▸ **Exercise details**:
Drop the images; return everything else in the listing below exactly.

▸ **Dataset section**:
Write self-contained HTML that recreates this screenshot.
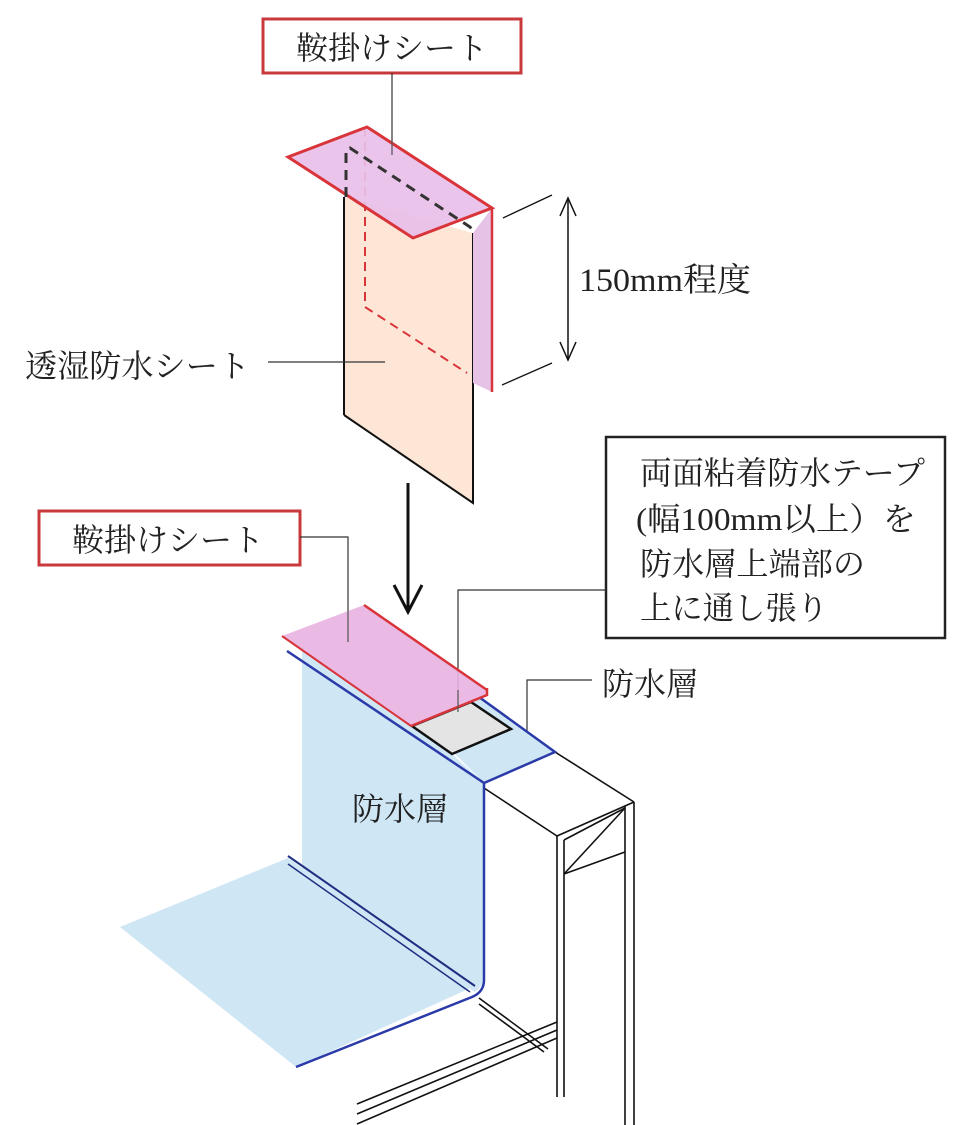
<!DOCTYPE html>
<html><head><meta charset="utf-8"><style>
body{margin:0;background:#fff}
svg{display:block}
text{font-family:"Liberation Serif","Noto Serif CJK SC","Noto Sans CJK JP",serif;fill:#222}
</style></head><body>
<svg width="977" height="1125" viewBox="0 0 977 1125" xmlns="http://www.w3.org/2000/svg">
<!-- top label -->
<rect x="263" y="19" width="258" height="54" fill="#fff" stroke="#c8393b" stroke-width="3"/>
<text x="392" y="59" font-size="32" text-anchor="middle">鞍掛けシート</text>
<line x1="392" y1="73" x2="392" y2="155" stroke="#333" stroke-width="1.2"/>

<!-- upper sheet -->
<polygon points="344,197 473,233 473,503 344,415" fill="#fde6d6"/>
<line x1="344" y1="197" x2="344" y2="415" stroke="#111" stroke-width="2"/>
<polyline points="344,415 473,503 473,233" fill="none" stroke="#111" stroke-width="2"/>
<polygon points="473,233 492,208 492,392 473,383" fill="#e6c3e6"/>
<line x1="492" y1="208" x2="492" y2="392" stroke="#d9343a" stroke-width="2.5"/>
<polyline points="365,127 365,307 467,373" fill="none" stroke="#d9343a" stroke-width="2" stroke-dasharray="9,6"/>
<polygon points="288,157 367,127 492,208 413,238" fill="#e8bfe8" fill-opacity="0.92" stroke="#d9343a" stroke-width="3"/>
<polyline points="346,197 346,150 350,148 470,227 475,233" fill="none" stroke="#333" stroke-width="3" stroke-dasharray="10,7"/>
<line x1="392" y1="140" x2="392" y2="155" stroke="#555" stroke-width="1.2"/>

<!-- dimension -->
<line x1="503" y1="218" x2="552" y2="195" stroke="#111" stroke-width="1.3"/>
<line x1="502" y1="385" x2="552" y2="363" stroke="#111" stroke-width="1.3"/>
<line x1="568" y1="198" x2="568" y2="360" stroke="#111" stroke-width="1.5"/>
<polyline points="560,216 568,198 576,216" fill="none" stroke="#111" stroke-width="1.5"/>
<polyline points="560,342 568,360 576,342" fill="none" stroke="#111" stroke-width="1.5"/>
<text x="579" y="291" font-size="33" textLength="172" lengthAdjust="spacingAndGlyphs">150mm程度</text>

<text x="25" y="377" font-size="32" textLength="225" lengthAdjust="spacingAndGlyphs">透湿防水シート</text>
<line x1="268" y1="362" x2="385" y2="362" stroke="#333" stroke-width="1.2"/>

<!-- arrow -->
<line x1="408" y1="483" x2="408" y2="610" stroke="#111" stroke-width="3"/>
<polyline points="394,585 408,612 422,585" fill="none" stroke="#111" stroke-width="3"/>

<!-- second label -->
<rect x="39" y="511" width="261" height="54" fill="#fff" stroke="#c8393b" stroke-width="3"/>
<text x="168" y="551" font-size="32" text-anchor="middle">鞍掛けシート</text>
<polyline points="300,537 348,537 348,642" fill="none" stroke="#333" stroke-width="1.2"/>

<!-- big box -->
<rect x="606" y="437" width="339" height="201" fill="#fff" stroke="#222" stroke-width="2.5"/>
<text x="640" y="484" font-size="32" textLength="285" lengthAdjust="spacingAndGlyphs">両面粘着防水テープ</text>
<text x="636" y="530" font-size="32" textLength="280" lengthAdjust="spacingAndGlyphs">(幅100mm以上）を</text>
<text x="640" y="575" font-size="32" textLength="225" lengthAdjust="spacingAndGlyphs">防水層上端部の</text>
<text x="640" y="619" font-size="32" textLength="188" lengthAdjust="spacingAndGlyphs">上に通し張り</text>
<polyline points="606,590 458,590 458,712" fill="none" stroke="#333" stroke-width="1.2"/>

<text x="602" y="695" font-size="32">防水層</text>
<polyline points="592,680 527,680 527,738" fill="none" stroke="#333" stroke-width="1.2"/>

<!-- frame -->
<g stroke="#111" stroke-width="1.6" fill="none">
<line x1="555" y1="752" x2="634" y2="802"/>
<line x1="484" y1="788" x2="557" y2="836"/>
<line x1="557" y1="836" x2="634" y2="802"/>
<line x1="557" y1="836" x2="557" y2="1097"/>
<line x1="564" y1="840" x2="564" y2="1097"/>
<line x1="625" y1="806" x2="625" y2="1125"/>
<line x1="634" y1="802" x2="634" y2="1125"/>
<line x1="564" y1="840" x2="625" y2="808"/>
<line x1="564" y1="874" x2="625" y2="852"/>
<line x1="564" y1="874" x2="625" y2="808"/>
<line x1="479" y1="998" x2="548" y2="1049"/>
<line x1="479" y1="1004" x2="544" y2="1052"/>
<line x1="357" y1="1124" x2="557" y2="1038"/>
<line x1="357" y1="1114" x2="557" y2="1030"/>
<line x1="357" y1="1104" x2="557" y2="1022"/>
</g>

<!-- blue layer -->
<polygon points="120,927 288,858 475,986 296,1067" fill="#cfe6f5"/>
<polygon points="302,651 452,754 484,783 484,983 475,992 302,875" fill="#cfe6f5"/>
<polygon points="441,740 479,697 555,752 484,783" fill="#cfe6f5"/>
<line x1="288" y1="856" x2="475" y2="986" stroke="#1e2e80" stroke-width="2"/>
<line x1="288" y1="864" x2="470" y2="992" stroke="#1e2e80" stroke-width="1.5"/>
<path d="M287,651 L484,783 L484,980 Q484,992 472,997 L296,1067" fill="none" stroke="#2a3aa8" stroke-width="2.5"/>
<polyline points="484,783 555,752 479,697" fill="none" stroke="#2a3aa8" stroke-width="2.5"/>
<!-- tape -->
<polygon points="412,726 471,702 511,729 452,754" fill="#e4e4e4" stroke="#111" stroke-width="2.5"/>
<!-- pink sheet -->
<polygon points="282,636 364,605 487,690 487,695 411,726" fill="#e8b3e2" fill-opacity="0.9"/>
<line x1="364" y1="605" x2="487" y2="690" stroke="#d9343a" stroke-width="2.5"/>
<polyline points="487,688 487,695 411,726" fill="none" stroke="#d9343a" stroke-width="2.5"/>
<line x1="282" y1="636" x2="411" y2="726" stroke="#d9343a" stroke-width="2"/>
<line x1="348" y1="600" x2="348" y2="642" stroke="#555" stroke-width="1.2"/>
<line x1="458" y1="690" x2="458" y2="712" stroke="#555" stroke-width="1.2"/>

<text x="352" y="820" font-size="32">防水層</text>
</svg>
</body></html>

▸ **Solved problem**:
Write self-contained HTML that recreates this screenshot.
<!DOCTYPE html>
<html><head><meta charset="utf-8"><style>
body{margin:0;background:#fff}
svg{display:block}
text{font-family:"Liberation Serif","Noto Serif CJK SC","Noto Sans CJK JP",serif;fill:#222}
</style></head><body>
<svg width="977" height="1125" viewBox="0 0 977 1125" xmlns="http://www.w3.org/2000/svg">
<!-- top label -->
<rect x="263" y="19" width="258" height="54" fill="#fff" stroke="#c8393b" stroke-width="3"/>
<text x="392" y="59" font-size="32" text-anchor="middle">鞍掛けシート</text>
<line x1="392" y1="73" x2="392" y2="155" stroke="#333" stroke-width="1.2"/>

<!-- upper sheet -->
<polygon points="344,197 473,233 473,503 344,415" fill="#fde6d6"/>
<line x1="344" y1="197" x2="344" y2="415" stroke="#111" stroke-width="2"/>
<polyline points="344,415 473,503 473,233" fill="none" stroke="#111" stroke-width="2"/>
<polygon points="473,233 492,208 492,392 473,383" fill="#e6c3e6"/>
<line x1="492" y1="208" x2="492" y2="392" stroke="#d9343a" stroke-width="2.5"/>
<polyline points="365,127 365,307 467,373" fill="none" stroke="#d9343a" stroke-width="2" stroke-dasharray="9,6"/>
<polygon points="288,157 367,127 492,208 413,238" fill="#e8bfe8" fill-opacity="0.92" stroke="#d9343a" stroke-width="3"/>
<polyline points="346,197 346,150 350,148 470,227 475,233" fill="none" stroke="#333" stroke-width="3" stroke-dasharray="10,7"/>
<line x1="392" y1="140" x2="392" y2="155" stroke="#555" stroke-width="1.2"/>

<!-- dimension -->
<line x1="503" y1="218" x2="552" y2="195" stroke="#111" stroke-width="1.3"/>
<line x1="502" y1="385" x2="552" y2="363" stroke="#111" stroke-width="1.3"/>
<line x1="568" y1="198" x2="568" y2="360" stroke="#111" stroke-width="1.5"/>
<polyline points="560,216 568,198 576,216" fill="none" stroke="#111" stroke-width="1.5"/>
<polyline points="560,342 568,360 576,342" fill="none" stroke="#111" stroke-width="1.5"/>
<text x="579" y="291" font-size="33" textLength="172" lengthAdjust="spacingAndGlyphs">150mm程度</text>

<text x="25" y="377" font-size="32" textLength="225" lengthAdjust="spacingAndGlyphs">透湿防水シート</text>
<line x1="268" y1="362" x2="385" y2="362" stroke="#333" stroke-width="1.2"/>

<!-- arrow -->
<line x1="408" y1="483" x2="408" y2="610" stroke="#111" stroke-width="3"/>
<polyline points="394,585 408,612 422,585" fill="none" stroke="#111" stroke-width="3"/>

<!-- second label -->
<rect x="39" y="511" width="261" height="54" fill="#fff" stroke="#c8393b" stroke-width="3"/>
<text x="168" y="551" font-size="32" text-anchor="middle">鞍掛けシート</text>
<polyline points="300,537 348,537 348,642" fill="none" stroke="#333" stroke-width="1.2"/>

<!-- big box -->
<rect x="606" y="437" width="339" height="201" fill="#fff" stroke="#222" stroke-width="2.5"/>
<text x="640" y="484" font-size="32" textLength="285" lengthAdjust="spacingAndGlyphs">両面粘着防水テープ</text>
<text x="636" y="530" font-size="32" textLength="280" lengthAdjust="spacingAndGlyphs">(幅100mm以上）を</text>
<text x="640" y="575" font-size="32" textLength="225" lengthAdjust="spacingAndGlyphs">防水層上端部の</text>
<text x="640" y="619" font-size="32" textLength="188" lengthAdjust="spacingAndGlyphs">上に通し張り</text>
<polyline points="606,590 458,590 458,712" fill="none" stroke="#333" stroke-width="1.2"/>

<text x="602" y="695" font-size="32">防水層</text>
<polyline points="592,680 527,680 527,738" fill="none" stroke="#333" stroke-width="1.2"/>

<!-- frame -->
<g stroke="#111" stroke-width="1.6" fill="none">
<line x1="555" y1="752" x2="634" y2="802"/>
<line x1="484" y1="788" x2="557" y2="836"/>
<line x1="557" y1="836" x2="634" y2="802"/>
<line x1="557" y1="836" x2="557" y2="1097"/>
<line x1="564" y1="840" x2="564" y2="1097"/>
<line x1="625" y1="806" x2="625" y2="1125"/>
<line x1="634" y1="802" x2="634" y2="1125"/>
<line x1="564" y1="840" x2="625" y2="808"/>
<line x1="564" y1="874" x2="625" y2="852"/>
<line x1="564" y1="874" x2="625" y2="808"/>
<line x1="479" y1="998" x2="548" y2="1049"/>
<line x1="479" y1="1004" x2="544" y2="1052"/>
<line x1="357" y1="1124" x2="557" y2="1038"/>
<line x1="357" y1="1114" x2="557" y2="1030"/>
<line x1="357" y1="1104" x2="557" y2="1022"/>
</g>

<!-- blue layer -->
<polygon points="120,927 288,858 475,986 296,1067" fill="#cfe6f5"/>
<polygon points="302,651 452,754 484,783 484,983 475,992 302,875" fill="#cfe6f5"/>
<polygon points="441,740 479,697 555,752 484,783" fill="#cfe6f5"/>
<line x1="288" y1="856" x2="475" y2="986" stroke="#1e2e80" stroke-width="2"/>
<line x1="288" y1="864" x2="470" y2="992" stroke="#1e2e80" stroke-width="1.5"/>
<path d="M287,651 L484,783 L484,980 Q484,992 472,997 L296,1067" fill="none" stroke="#2a3aa8" stroke-width="2.5"/>
<polyline points="484,783 555,752 479,697" fill="none" stroke="#2a3aa8" stroke-width="2.5"/>
<!-- tape -->
<polygon points="412,726 471,702 511,729 452,754" fill="#e4e4e4" stroke="#111" stroke-width="2.5"/>
<!-- pink sheet -->
<polygon points="282,636 364,605 487,690 487,695 411,726" fill="#e8b3e2" fill-opacity="0.9"/>
<line x1="364" y1="605" x2="487" y2="690" stroke="#d9343a" stroke-width="2.5"/>
<polyline points="487,688 487,695 411,726" fill="none" stroke="#d9343a" stroke-width="2.5"/>
<line x1="282" y1="636" x2="411" y2="726" stroke="#d9343a" stroke-width="2"/>
<line x1="348" y1="600" x2="348" y2="642" stroke="#555" stroke-width="1.2"/>
<line x1="458" y1="690" x2="458" y2="712" stroke="#555" stroke-width="1.2"/>

<text x="352" y="820" font-size="32">防水層</text>
</svg>
</body></html>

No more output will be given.